Happily, biography has never suffered the fashionable tyrannies or interdepartmental rifts of its estranged sibling. No committee or single individual has the kind of power base which exists in universities. Biography remains a commercial enterprise. It is judged by reviewers and book sales, thereby freeing writers from the dulling grip of departmental orthodoxy.
Unfortunately, this freedom is coupled with almost total isolation from the history community. Britain’s leading biographer, Richard Holmes, was recently awarded a professorship by the University of East Anglia. But the appointment is in English and American studies, not the History department. Graduate students in history do not have to study biography. Its methods are rarely analysed, its aims not questioned.

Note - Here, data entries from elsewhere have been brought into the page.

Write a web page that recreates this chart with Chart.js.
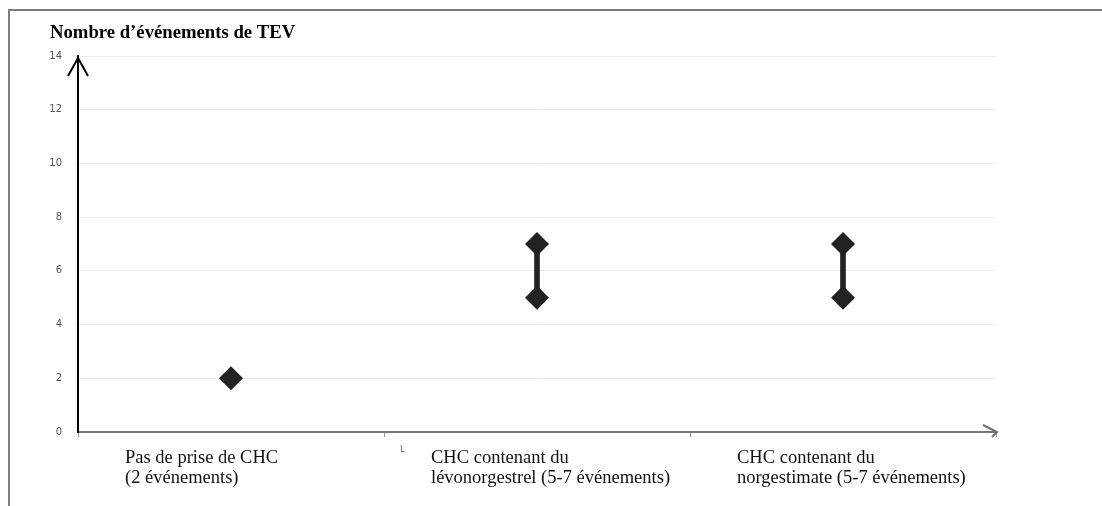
<!DOCTYPE html>
<html lang="fr">
<head>
<meta charset="utf-8">
<script src="https://cdn.jsdelivr.net/npm/chart.js@4.4.1/dist/chart.umd.min.js"></script>
<style>
  html, body { margin: 0; padding: 0; background: #fff; }
  #wrap { width: 1102px; height: 506px; }
</style>
</head>
<body>
<div id="wrap"><canvas id="tev" width="1102" height="506"></canvas></div>
<script>
// --- Données du graphique ---
const categories = [
  ['Pas de prise de CHC', '(2 événements)'],
  ['CHC contenant du', 'lévonorgestrel (5-7 événements)'],
  ['CHC contenant du', 'norgestimate (5-7 événements)']
];
const basValues = [2, 5, 5];       // borne basse (ou valeur unique)
const hautValues = [null, 7, 7];   // borne haute
const yTicks = [0, 2, 4, 6, 8, 10, 12, 14];
const titre = 'Nombre d’événements de TEV';

// intervalles min-max pour les barres flottantes
const intervalles = basValues.map((b, i) => hautValues[i] == null ? null : [b, hautValues[i]]);

// Plugin : cadre, flèches des axes, titre et étiquettes des catégories
const decorPlugin = {
  id: 'decor',
  afterDraw(chart) {
    const ctx = chart.ctx;
    const area = chart.chartArea;
    const xScale = chart.scales.x;
    ctx.save();

    // cadre gris
    ctx.strokeStyle = '#7d7d7d';
    ctx.lineWidth = 2;
    ctx.beginPath();
    ctx.moveTo(9, 506);
    ctx.lineTo(9, 10);
    ctx.lineTo(1102, 10);
    ctx.stroke();

    // flèche axe Y
    ctx.strokeStyle = '#000';
    ctx.lineWidth = 2;
    ctx.beginPath();
    ctx.moveTo(area.left - 10, area.top + 20);
    ctx.lineTo(area.left, area.top + 2);
    ctx.lineTo(area.left + 10, area.top + 20);
    ctx.stroke();

    // flèche axe X
    ctx.strokeStyle = '#6f6f6f';
    ctx.beginPath();
    ctx.moveTo(area.right - 13, area.bottom - 7);
    ctx.lineTo(area.right + 1, area.bottom);
    ctx.lineTo(area.right - 4, area.bottom + 5);
    ctx.stroke();

    // titre de l'axe Y
    ctx.fillStyle = '#000';
    ctx.textAlign = 'left';
    ctx.textBaseline = 'alphabetic';
    ctx.font = 'bold 18.7px "Liberation Serif"';
    ctx.fillText(titre, 50, 38);

    // étiquettes des catégories (alignées à gauche)
    ctx.font = '18.5px "Liberation Serif"';
    ctx.fillStyle = '#111';
    categories.forEach((lignes, i) => {
      const x0 = xScale.getPixelForValue(i) - 106;
      lignes.forEach((t, j) => ctx.fillText(t, x0, area.bottom + 31 + j * 20));
    });

    // petit artefact "L"
    ctx.font = '9px "DejaVu Sans"';
    ctx.fillStyle = '#666';
    ctx.fillText('L', 400, 452);

    ctx.restore();
  }
};

const ctx = document.getElementById('tev').getContext('2d');
const chart = new Chart(ctx, {
  data: {
    labels: categories.map(c => c.join(' ')),
    datasets: [
      {
        type: 'bar',
        data: intervalles,
        backgroundColor: '#222',
        barThickness: 5,
        borderWidth: 0
      },
      {
        type: 'line',
        data: basValues,
        showLine: false,
        pointStyle: 'rectRot',
        pointRadius: 12,
        pointBackgroundColor: '#222',
        pointBorderWidth: 0
      },
      {
        type: 'line',
        data: hautValues,
        showLine: false,
        pointStyle: 'rectRot',
        pointRadius: 12,
        pointBackgroundColor: '#222',
        pointBorderWidth: 0
      }
    ]
  },
  options: {
    responsive: false,
    animation: false,
    devicePixelRatio: 1,
    layout: { padding: { left: 38, right: 106, top: 56, bottom: 54 } },
    plugins: {
      legend: { display: false },
      tooltip: { enabled: false }
    },
    scales: {
      x: {
        type: 'category',
        offset: true,
        grid: {
          offset: true,
          drawOnChartArea: false,
          drawTicks: true,
          tickLength: 5,
          color: '#999'
        },
        border: { display: true, color: '#777', width: 2 },
        ticks: { display: false },
        afterFit(scale) { scale.height = 20; }
      },
      y: {
        min: 0,
        max: 14,
        afterBuildTicks(scale) { scale.ticks = yTicks.map(v => ({ value: v })); },
        grid: {
          color: '#ececec',
          lineWidth: 1,
          drawTicks: true,
          tickLength: 4
        },
        border: { display: true, color: '#000', width: 2 },
        ticks: {
          color: '#555',
          padding: 12,
          font: { family: 'DejaVu Sans', size: 10 }
        },
        afterFit(scale) { scale.width = 40; }
      }
    }
  },
  plugins: [decorPlugin]
});
</script>
</body>
</html>
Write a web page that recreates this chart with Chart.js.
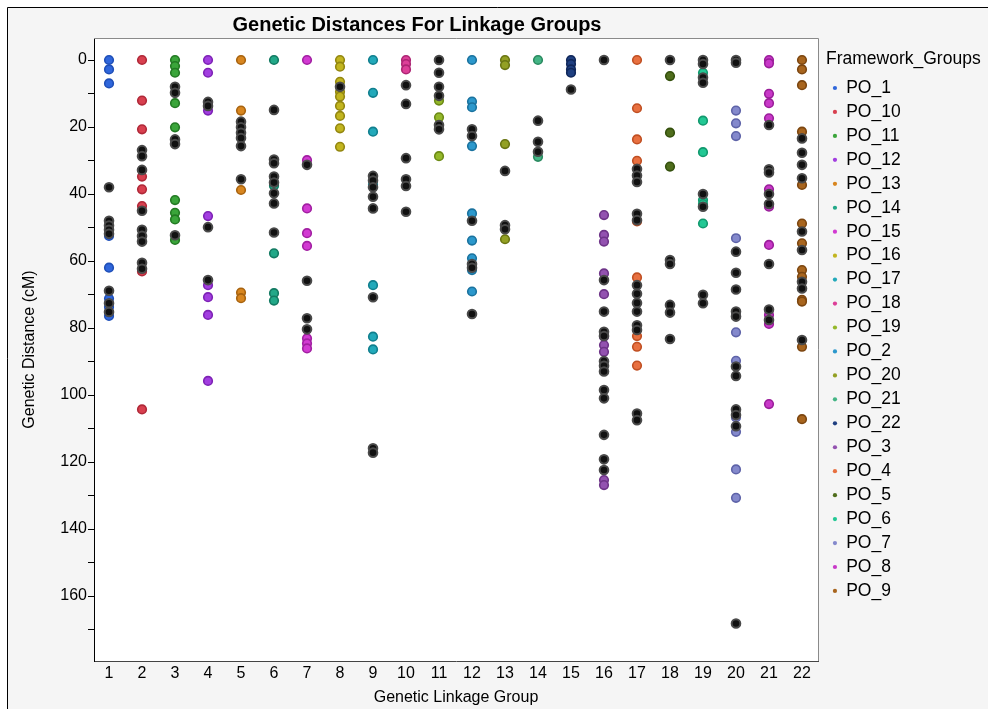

The field remains, by and large, the domain of the “gifted amateur”. It is a testament to biography’s vitality these so-called amateurs include Andrew Roberts and Hillary Spurling. Although hacks do churn at books on Posh Spice, the best biographers — the Peter Ackroyds and Claire Tomalins — consistently demonstrate why they are held in such high esteem.
If the public shies away from academic history it is because, unlike biography, it seems to lack narrative. Whereas in its simplest form, biography is narrative. Furthermore, biography differs from history in the way it treats causation. Several academics criticised my biography of Georgiana, Duchess of Devonshire for this reason. By concentrating on one woman, they said, I did not explain the role of aristocratic women in 18th-century society. This is a fair comment. I would have needed to do a wide-ranging study of 18th-century political women to make that kind of meta-judgment. But to complain that mine failed to do this is like saying that the London Underground fails as public transport because it only services the capital.
The other difference between biography and history is the peculiar part played by the biographer. Richard Holmes was the first to encapsulate the modern meaning of biography in his peerless Footsteps: Adventures of a Romantic Biographer. And if there is a popular school at the moment, one might loosely term it the Holmesian Romantic, which searches the past for glimpses of the human spirit. Today, the aim of the modern biographer is to engage in a literary and artistic transformation. A friend of mine claims that he once asked Michael Holroyd why he wrote biographies, to which the reply was, “In order to understand myself”. I apologise to Mr Holroyd if the claim is untrue; yet the statement contains an artistic truth. In essence, biography is the alchemy of art and science.
This is a far cry from history, whose chief purpose is to begin with the question Why and end with the answer How. But in spite of the differences the disciplines still have a great deal in common. Many of the most widely respected historians employ narrative and are superb communicators. Apart from the historians who are so good on television, one only has to think of Linda Colley, Orlando Figes and Richard Evans, and another ten names come to mind.
Moreover, there have been and still are great academic endeavours which will always be beyond the means and scope of a single biographer. For example, the Yale project which produced the 48 annotated volumes of Horace Walpole’s correspondence, and similar Oxford ventures on British writers such as Edmund Burke and Fanny Burney. These meticulous and scholarly annotations are the blood and bone of the past to which biography adds flesh and spirit.
It is now time to recognise that biography is not lesser history, but one of its many branches. It uses the same tools; documents, diaries and correspondence. It employs much of the same methodology: research, comparison and interpretation. Furthermore, while not all good historians need to be good biographers, the reverse is the sine qua non of the biographer.
As I said at the beginning, until this year there was no such thing as a degree in biography. This week marks the launch of the Centre for Editing Lives and Letters at Queen Mary, London. Funded by the Arts and Humanities Research Board, it will offer a two year Master of Research course. For the first time biographers and historians will have the opportunity to work together, to share ideas, offer critiques and learn from each other. A great deal is riding on the success of the Centre. If it fulfils the ambition of its two directors, Lisa Jardine and Alan Stewart, the skills required for biography and scholarly editing will be saved, and new ones will be developed. Even more important, one of the longest-running, and most futile feuds in history will be over.